El mayor cambio entre los medios de 1995 y los de hoy se encuentra en el mensaje, convertido en mercancía con coste marginal cero a expensas de repositorios y algoritmos, que disciernen sobre qué es popular en cada instante según nuestro perfil.
Más allá de qué compartamos y en qué nos interesemos en nuestros perfiles sociales, mientras escribo estas líneas hay debates acalorados sobre la extensión del problema de noticias inventadas y agitación propagandística en relación con varios acontecimientos, desde el referéndum no pactado en Cataluña hasta el tiroteo en Las Vegas.
La cabeza y la larga cola
Sin ser conscientes de ello, la realidad que creamos quizá se acerque poco a poco al artículo de Stoll, criticado hasta la parodia por su falta de tino sobre el futuro. Un artículo en 2015 reconocía ya varios de sus aciertos. Veremos en 2025.
Hoy, los servicios que más atentan contra la idea de acceso y participación universal de Internet, como el jardín vallado de Facebook, son los que más se oponen al control de calidad y veracidad del contenido, apelando a la naturaleza del medio.
When Nigel Farage is in the same page with Catalan government on referendum, you know a Fancy Bear is trying to make it across the Pyrenees. https://t.co/XhGGjYeRCs
— Nicolás Boullosa (@faircompanies) October 3, 2017
¿Pueden los algoritmos liberarnos de, al menos, la agitación propagandística más burda? Facebook, Google e incluso Twitter tienen los recursos necesarios para moderar lo que el periodista tecnológico Gabe Rivera (Techmeme) llama “la cabeza” de la larga cola de contenido, gigantesco cajón de sastre telemático en el que todos participamos de un modo u otro.
La sociedad abierta debe defenderse a sí misma de los excesos
Internet, un éxito en tantos ámbitos, parece habernos convertido en el producto, declarando un ataque de denegación de servicio a nuestra atención. Recordemos que, en lo que todavía llamamos mundo real, hay interacciones humanas que atender y una sociedad democrática que defender.

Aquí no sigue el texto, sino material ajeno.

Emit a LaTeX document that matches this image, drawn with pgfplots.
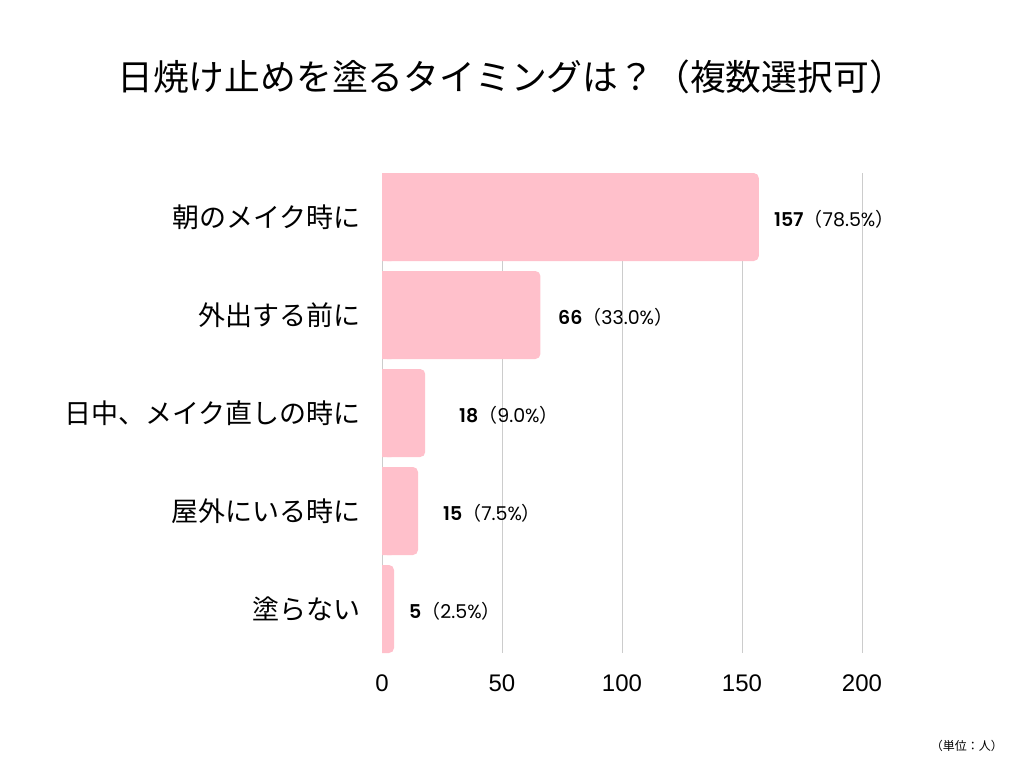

Pero ésta no se defiende con barricadas o soflamas que ponen de acuerdo a supuestos héroes nacionales de quita y pon con la extrema derecha más comprometida con regímenes como el de Putin, sino garantizando que la información ponderada nos llega a todos para poder discutir así sobre temas de interés general, y no limitarnos a intercambiar ultimatums y qué-hay-de-lo-míos.
A estas alturas de la evolución digital, ¿hemos olvidado en qué consiste la sociedad abierta?